4/And an investment phase
The investment phase is about loading the future reward and increasing the likelihood of the next pass through the hook. First, it loads the next trigger. When I send a message on Messenger, I don’t get any instant reward (unless you are laughing at your own jokes, which i do). What you are doing is investing in the next reward (the response you will get). And every time I send a message I am more likely to use the app. The investment phase is also a great storage of value. While physical products lose value the more you use them, habit forming technologies have the opportunity to appreciate with use. The more playlist I have in Spotify, the more likely it is to become my primary (only) music library. The more followers I have on Twitter and the more valuable it becomes to reach my audience. The better my rating is on Airbnb the more business I get. Each pass through the hooks helps shape user preferences and attitudes.
Conclusion
Using the hook model helps the founding team get the right product sooner.
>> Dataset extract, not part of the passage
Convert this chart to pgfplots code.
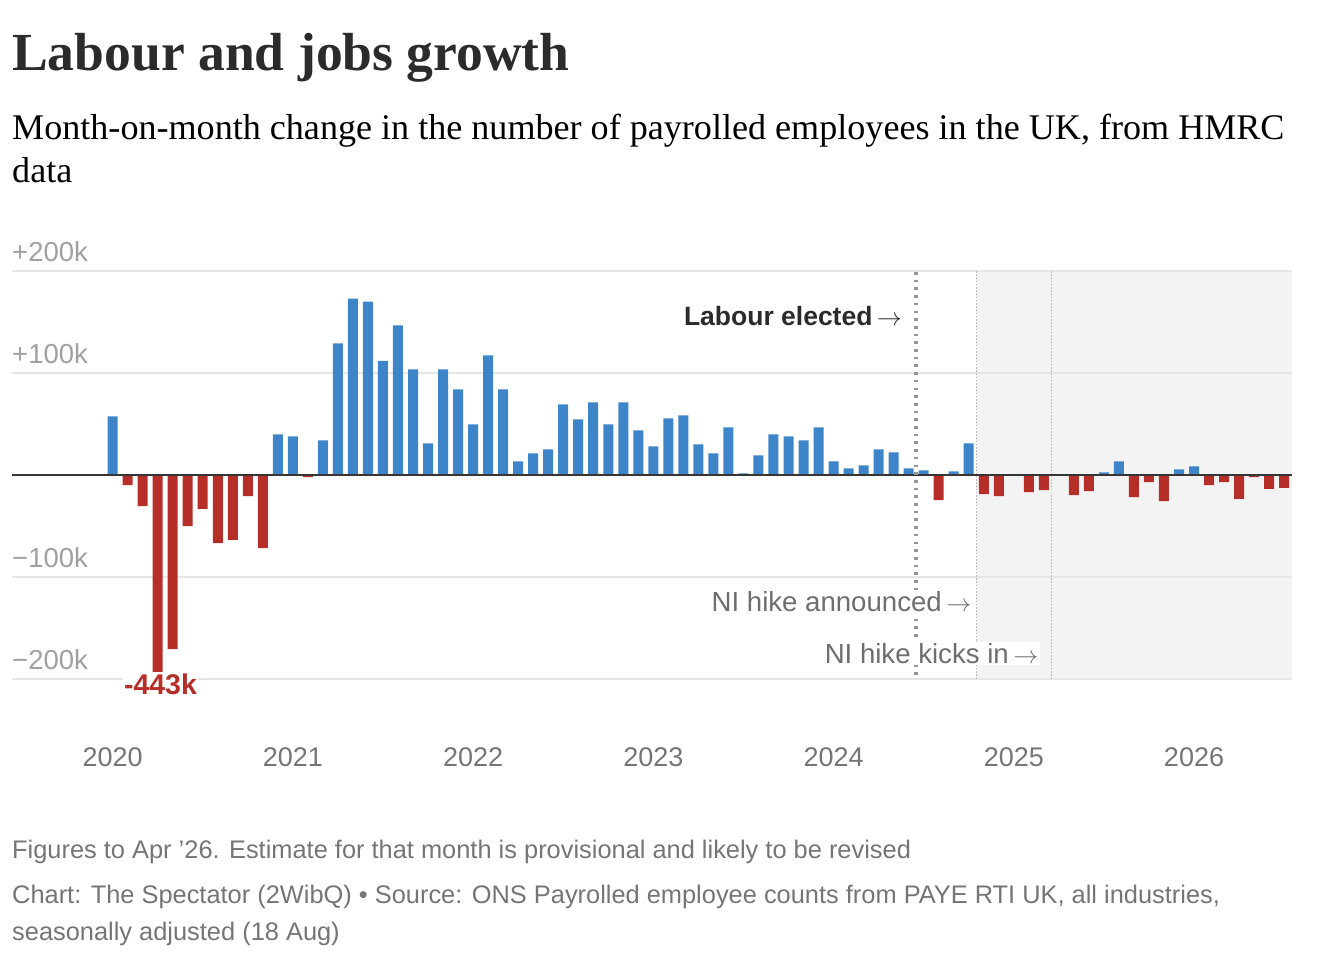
\documentclass[border=0pt]{standalone}
\usepackage{fontspec}
\setmainfont{Liberation Sans}
\newfontfamily\serif{Liberation Serif}
\usepackage{pgfplots}
\pgfplotsset{compat=1.18}
\definecolor{barblue}{HTML}{3D85C8}
\definecolor{barred}{HTML}{B52F28}
\definecolor{gridc}{HTML}{E6E6E6}
\definecolor{shadec}{HTML}{F3F3F3}
\definecolor{ytc}{HTML}{A0A0A0}
\definecolor{xtc}{HTML}{757575}
\definecolor{notec}{HTML}{6E6E6E}
\definecolor{darkc}{HTML}{2B2B2B}
\definecolor{dotc}{HTML}{959595}
\newcommand\arr{\,$\rightarrow$}
\begin{document}
\begin{tikzpicture}
\path[use as bounding box] (0pt,0pt) rectangle (1318pt,-972pt);
% title and subtitle
\node[anchor=base west,inner sep=0pt,text=darkc] at (12pt,-70pt) {\serif\bfseries\fontsize{53.6}{60}\selectfont Labour and jobs growth};
\node[anchor=base west,inner sep=0pt,text=black] at (12pt,-139pt) {\serif\fontsize{36.1}{42}\selectfont Month-on-month change in the number of payrolled employees in the UK, from HMRC};
\node[anchor=base west,inner sep=0pt,text=black] at (12pt,-182pt) {\serif\fontsize{36.1}{42}\selectfont data};
\begin{axis}[
  at={(12pt,-679pt)}, anchor=south west,
  scale only axis, width=1280pt, height=408pt,
  xmin=-6.7, xmax=78.52, ymin=-200, ymax=200,
  clip mode=individual,
  axis line style={draw=none}, tick style={draw=none},
  xtick={0,12,24,36,48,60,72},
  xticklabels={2020,2021,2022,2023,2024,2025,2026},
  xticklabel style={anchor=base,inner sep=0pt,yshift=-87pt,text=xtc,font=\fontsize{27}{32}\selectfont},
  ytick={-200,-100,100,200},
  yticklabels={−200k,−100k,+100k,+200k},
  yticklabel style={anchor=base west,inner sep=0pt,yshift=9.5pt,text=ytc,font=\fontsize{27.5}{32}\selectfont},
]
\fill[shadec] (axis cs:57.5,-200) rectangle (axis cs:78.52,200);
\draw[gridc,line width=1.6pt] (axis cs:-6.7,200) -- (axis cs:78.52,200);
\draw[gridc,line width=1.6pt] (axis cs:-6.7,100) -- (axis cs:78.52,100);
\draw[gridc,line width=1.6pt] (axis cs:-6.7,-100) -- (axis cs:78.52,-100);
\draw[gridc,line width=1.6pt] (axis cs:-6.7,-200) -- (axis cs:78.52,-200);
\addplot[ybar,bar width=10pt,bar shift=0pt,fill=barblue,draw=none] coordinates {
(0,57.5) (11,39.9) (12,37.9) (14,34) (15,129) (16,173) (17,170) (18,112) (19,146.7)
(20,103.6) (21,31) (22,103.6) (23,84) (24,49.7) (25,117.3) (26,84) (27,13.4) (28,21.2)
(29,25.2) (30,69.3) (31,54.6) (32,71.2) (33,49.7) (34,71.2) (35,43.8) (36,28.1) (37,55.6)
(38,58.5) (39,30) (40,21.2) (41,46.7) (42,1.6) (43,19.3) (44,39.9) (45,37.9) (46,34)
(47,46.7) (48,13.4) (49,6.5) (50,9.5) (51,25.2) (52,22.2) (53,6.5) (54,4.6) (56,3.6)
(57,31) (66,2.6) (67,13.4) (71,5.6) (72,8.5)
};
\addplot[ybar,bar width=10pt,bar shift=0pt,fill=barred,draw=none] coordinates {
(1,-9.8) (2,-30.4) (3,-443) (4,-170.6) (5,-50) (6,-33.3) (7,-66.7) (8,-63.7) (9,-20.6)
(10,-71.6) (13,-2) (55,-24.6) (58,-18.8) (59,-20.8) (61,-16.8) (62,-14.8) (64,-19.8)
(65,-15.8) (68,-21.8) (69,-7) (70,-25.6) (73,-9.8) (74,-6.9) (75,-23.5) (76,-2)
(77,-13.7) (78,-12.7)
};
\draw[darkc!95,line width=2pt] (axis cs:-6.7,0) -- (axis cs:78.52,0);
\draw[dotc,line width=3.4pt,dash pattern=on 2.6pt off 5.1pt] (axis cs:53.5,199) -- (axis cs:53.5,-198);
\draw[black!28,line width=1.1pt,dash pattern=on 1.6pt off 1.6pt] (axis cs:57.5,200) -- (axis cs:57.5,-200);
\draw[black!28,line width=1.1pt,dash pattern=on 1.6pt off 1.6pt] (axis cs:62.5,200) -- (axis cs:62.5,-200);
\end{axis}
% annotations
\node[anchor=base east,inner sep=0pt,text=darkc] at (902pt,-325pt) {\bfseries\fontsize{26.5}{30}\selectfont Labour elected\arr};
\node[anchor=base east,inner sep=1.5pt,fill=white,text=notec] at (973pt,-611pt) {\fontsize{27.6}{30}\selectfont NI hike announced\arr};
\node[anchor=base east,inner sep=1.5pt,fill=white,text=notec] at (1040pt,-663pt) {\fontsize{27.6}{30}\selectfont NI hike kicks in\arr};
\node[anchor=base,inner xsep=1pt,inner ysep=1.5pt,fill=white,text=barred] at (160.5pt,-694pt) {\bfseries\fontsize{28.5}{30}\selectfont -443k};
% footer
\node[anchor=base west,inner sep=0pt,text=xtc] at (12pt,-858pt) {\fontsize{25.4}{30}\selectfont Figures to Apr ’26. Estimate for that month is provisional and likely to be revised};
\node[anchor=base west,inner sep=0pt,text=xtc] at (12pt,-903pt) {\fontsize{25.4}{30}\selectfont Chart: The Spectator (2WibQ) • Source: ONS Payrolled employee counts from PAYE RTI UK, all industries,};
\node[anchor=base west,inner sep=0pt,text=xtc] at (12pt,-940pt) {\fontsize{25.4}{30}\selectfont seasonally adjusted (18 Aug)};
\end{tikzpicture}
\end{document}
It starts by taking some time to figure out what are your hooks. Before doing any code, figure out what is the core experience that you want to turn into a habit and ask yourself if you have the fundamental characteristics of a habit forming technology: 1/ have you identified the internal trigger, 2/ what is the external trigger that prompts the next action, 3/ what is the intended behavior and how can it be made as simple as possible, 4/ what is the variable reward (how are you giving the user what they want but leaving them wanting more) and 5/ what is the bit of work that the user does to prompt the next action, load the next trigger and store value in the product? If you have those question in mind you can design accordingly and integrate that thinking inside the product and turn a vitamin into a painkiller.